Racconti di sport. Il mondo di “Eupalla”
Viaggio a ritroso nel calcio di Gianni Brera e dei suoi mitici eroi del pallone.
Roma, 6 luglio – Giovanni Luigi Brera, padano e per tutti solo Gianni, è stato uno dei più grandi giornalisti sportivi del nostro tempo.
A molti simpatico, ad altrettanti antipatico per la sua profonda cultura nordista, di sicuro determinante nella rivoluzione linguistica del mondo che rotola intorno al pallone o che ruota intorno allo sport grazie alla sua notevole padronanza della lingua.
A lui, infatti, si devono tanti neologismi (contropiede, pretattica, melina, goleador, rifinitura, cursore, centrocampista, libero sono solo alcuni di essi) e molti soprannomi o nomi coniati di nuovo che usiamo ancora oggi.
“Eupalla”, ad esempio, era uno di questi ultimi e serviva ad indicare quel mondo del calcio che lui amava e nel quale sguazzava con le sue teorie.

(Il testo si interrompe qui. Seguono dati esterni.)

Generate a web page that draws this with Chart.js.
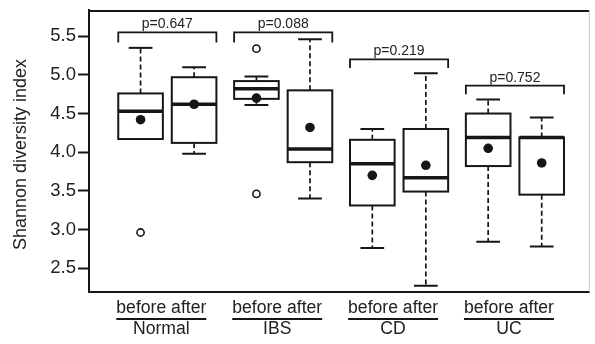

A volte veritiere, altre bislacche. Per lui l’italiano, ad esempio, era di natura portato alla guerra di rimessa, di qui la necessità di giocare a pallone in contropiede, ben difendendosi prima per poi attaccare cogliendo di sorpresa l’avversario atleticamente più forte quando era sbilanciato in avanti. L’atletismo, infatti, non era nei geni del popolo italico, la furbizia sì. Dunque viva Rocco e abbasso i teorici del gioco d’attacco.

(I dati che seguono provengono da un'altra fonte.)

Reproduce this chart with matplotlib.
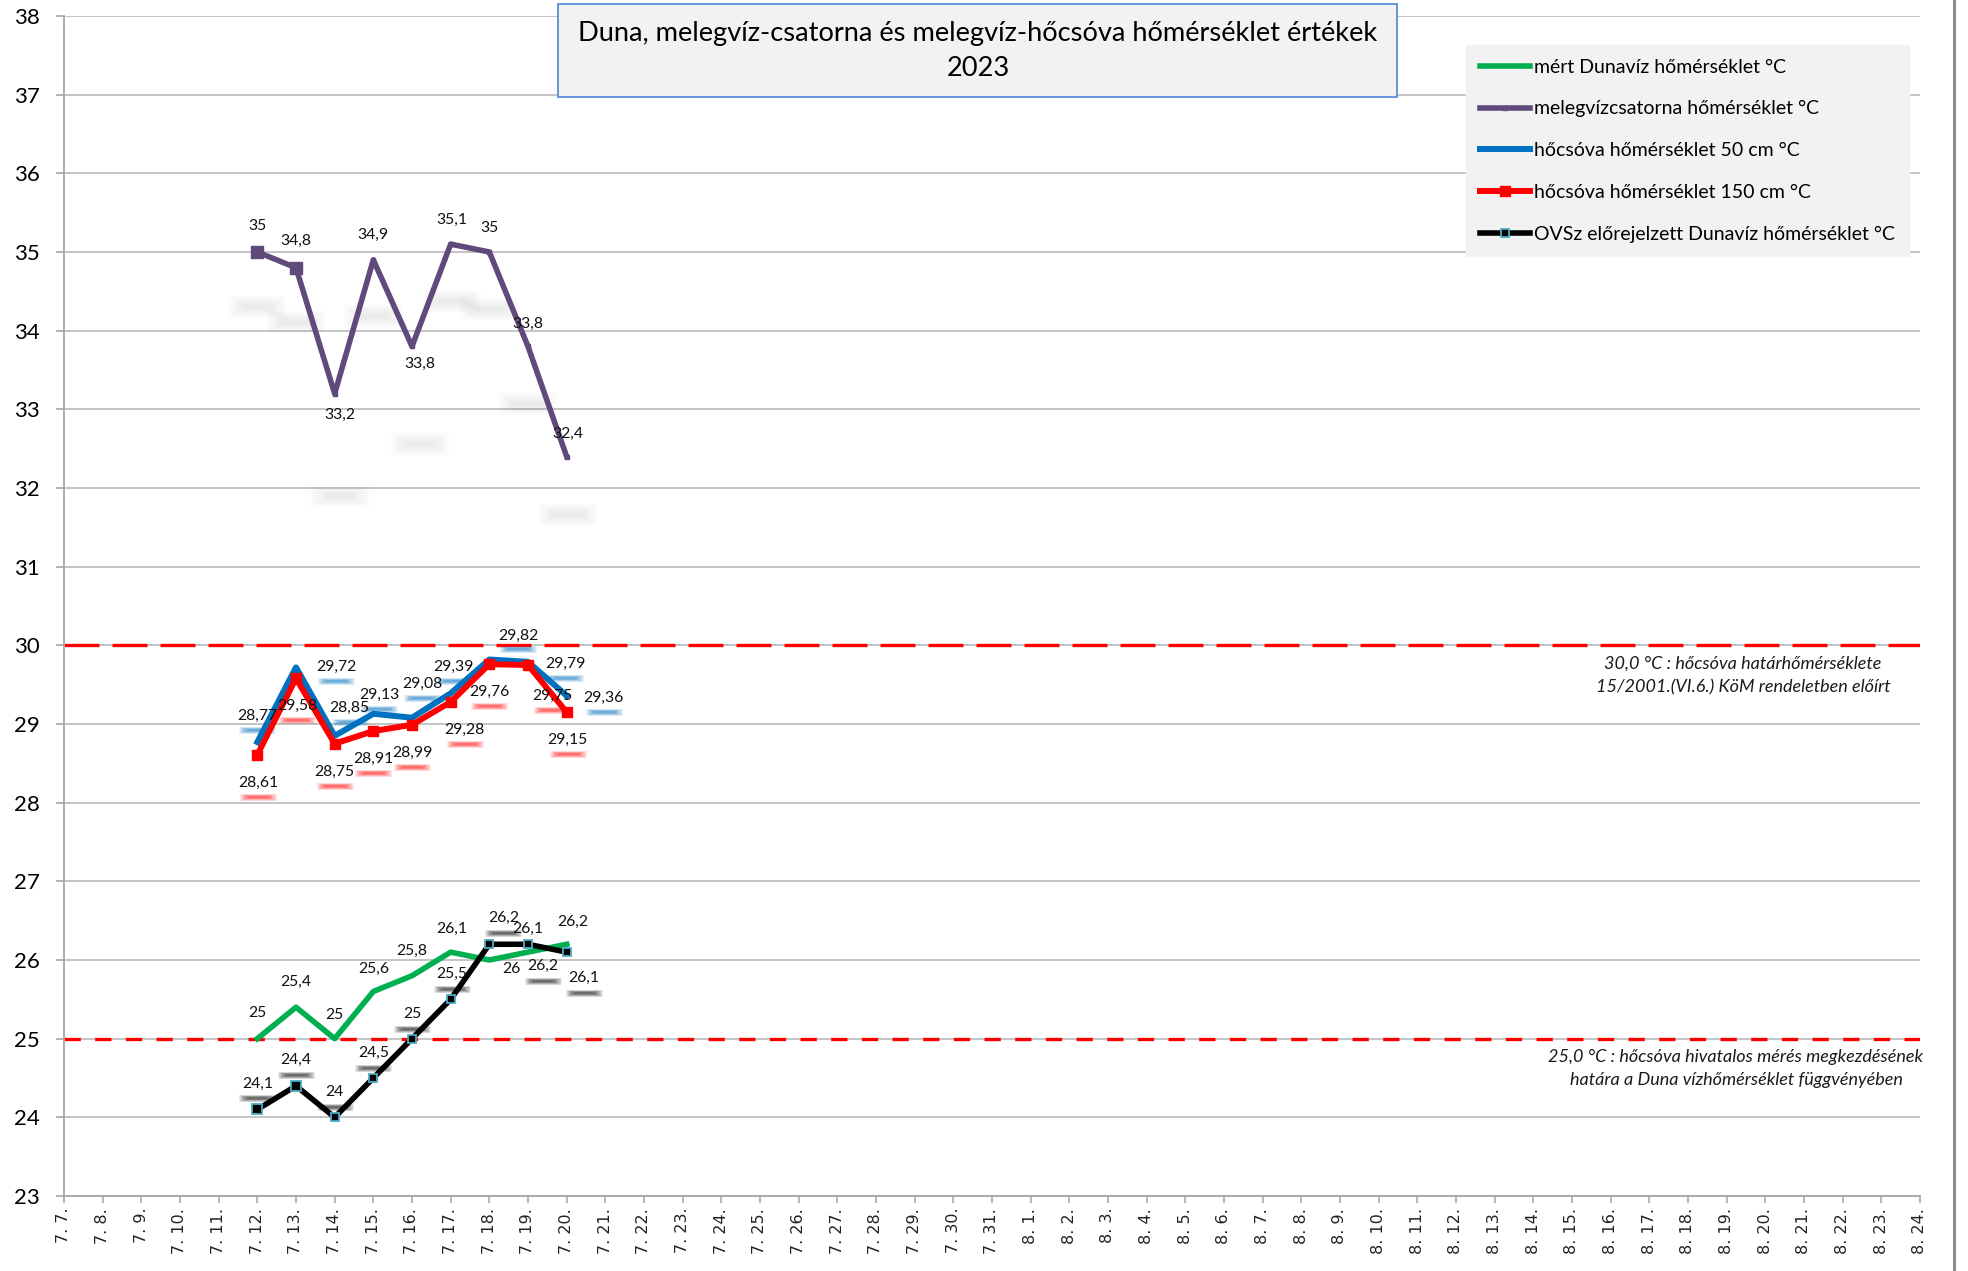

I soprannomi, poi, simpatici e geniali, ficcanti e fantasiosi, più spesso attinenti alla realtà che non. Gigi Riva divenne “Rombo di Tuono” grazie a lui e lo stesso valse per Gianni Rivera, che definiva “l’Abatino” o “Cosino” per quel suo modo delicato di stare in campo. A Brera, infatti, non piacevano molto i giocatori tecnici ma poco combattivi e gladiatori. Il guascone portiere della Juventus Stefano Tacconi, invece, era inevitabilmente “Porthos”, il più gaudente dei quattro moschettieri, mentre Helenio Herrera, per tutti “il mago”, per lui era semplicemente “Accarone”, ovviamente per via della doppia “H” del nome e cognome. Il “Dottor Pedata” era Fulvio Bernardini, laureato davvero; Osvaldo Bagnoli, allenatore del Verona dello scudetto e del Genoa che ebbe lunga vita in Coppa Uefa, nonché fresco ottantenne (auguri), era “Schopenhauer” e “Barisonte” era Barison.

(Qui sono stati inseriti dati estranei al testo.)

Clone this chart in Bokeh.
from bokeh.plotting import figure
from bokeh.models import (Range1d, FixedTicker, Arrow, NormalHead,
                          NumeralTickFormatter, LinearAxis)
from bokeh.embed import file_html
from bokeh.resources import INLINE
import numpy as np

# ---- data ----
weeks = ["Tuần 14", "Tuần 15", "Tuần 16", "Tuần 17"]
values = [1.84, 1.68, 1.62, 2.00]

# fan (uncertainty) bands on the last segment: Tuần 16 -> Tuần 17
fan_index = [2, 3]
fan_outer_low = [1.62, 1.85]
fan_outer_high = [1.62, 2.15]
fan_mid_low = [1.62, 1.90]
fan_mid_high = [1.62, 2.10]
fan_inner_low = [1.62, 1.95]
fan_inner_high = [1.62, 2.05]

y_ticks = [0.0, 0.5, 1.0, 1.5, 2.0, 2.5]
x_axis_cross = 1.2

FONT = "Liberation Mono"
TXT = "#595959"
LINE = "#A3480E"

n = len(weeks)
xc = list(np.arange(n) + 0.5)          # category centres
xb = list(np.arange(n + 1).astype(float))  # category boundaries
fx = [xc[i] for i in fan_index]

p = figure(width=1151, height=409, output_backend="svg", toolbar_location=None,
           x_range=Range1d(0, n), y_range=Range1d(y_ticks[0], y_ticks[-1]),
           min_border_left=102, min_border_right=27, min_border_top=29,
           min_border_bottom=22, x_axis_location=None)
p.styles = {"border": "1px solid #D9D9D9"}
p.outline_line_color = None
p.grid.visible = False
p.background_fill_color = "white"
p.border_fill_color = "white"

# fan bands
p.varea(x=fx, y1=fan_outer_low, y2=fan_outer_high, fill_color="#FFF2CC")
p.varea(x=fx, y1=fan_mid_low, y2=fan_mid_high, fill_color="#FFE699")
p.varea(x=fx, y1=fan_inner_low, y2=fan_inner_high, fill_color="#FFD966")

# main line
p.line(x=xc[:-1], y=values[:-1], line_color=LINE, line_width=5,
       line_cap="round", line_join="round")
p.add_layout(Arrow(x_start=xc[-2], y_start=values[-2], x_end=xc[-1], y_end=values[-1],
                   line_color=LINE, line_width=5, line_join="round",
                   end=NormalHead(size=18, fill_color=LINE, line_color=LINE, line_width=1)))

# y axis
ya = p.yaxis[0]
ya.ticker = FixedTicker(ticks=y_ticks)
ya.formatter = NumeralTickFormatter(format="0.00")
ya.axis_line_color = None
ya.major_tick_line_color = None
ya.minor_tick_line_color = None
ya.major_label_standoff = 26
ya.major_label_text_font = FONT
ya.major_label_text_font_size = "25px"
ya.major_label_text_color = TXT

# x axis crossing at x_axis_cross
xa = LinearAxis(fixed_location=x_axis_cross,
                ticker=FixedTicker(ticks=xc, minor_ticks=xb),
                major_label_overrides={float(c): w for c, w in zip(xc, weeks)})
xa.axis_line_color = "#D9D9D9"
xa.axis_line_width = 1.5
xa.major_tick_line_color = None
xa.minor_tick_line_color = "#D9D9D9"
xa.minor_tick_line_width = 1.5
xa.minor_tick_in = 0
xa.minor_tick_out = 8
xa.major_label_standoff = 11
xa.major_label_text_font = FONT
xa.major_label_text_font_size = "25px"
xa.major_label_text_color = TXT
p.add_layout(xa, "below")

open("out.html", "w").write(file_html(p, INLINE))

Per coniare i nomignoli pescò anche nel mondo degli indiani d’America, così il ciclista Gimondi divenne “Nuvola Rossa”, mentre il libero della grande Inter Armando Picchi fu “Penna Bianca”. L’altro grande ciclista Gino Bartali, invece, era “Frate Cipolla” e due portieri di sicura fama come Carmignani e Walter Zenga, oggi allenatore della Sampdoria, furono trasformati rispettivamente in “Mani di Fata” e “Deltaplano”. Il Genoa era “il Vecchio Balordo”, l’Inter “la Beneamata”, l’immenso Paolino Pulici, attaccante di razza del Torino dello scudetto di Radice divenne per tutti “Puliciclone” grazie a lui, mentre “Bonimba” fu il soprannome di Boninsegna, “Mazzandro” quello di Sandro Mazzola e “Simba” quello di Gullit.
Ci fermiamo qui, ma potremmo continuare all’infinito, tanta fu la produzione letteraria di questo grande giornalista, nato a San Zenone Po, in provincia di Pavia, l’8 settembre del 1929 e morto a Codogno, sempre nella sua “bassa”, il 19 dicembre del 1992.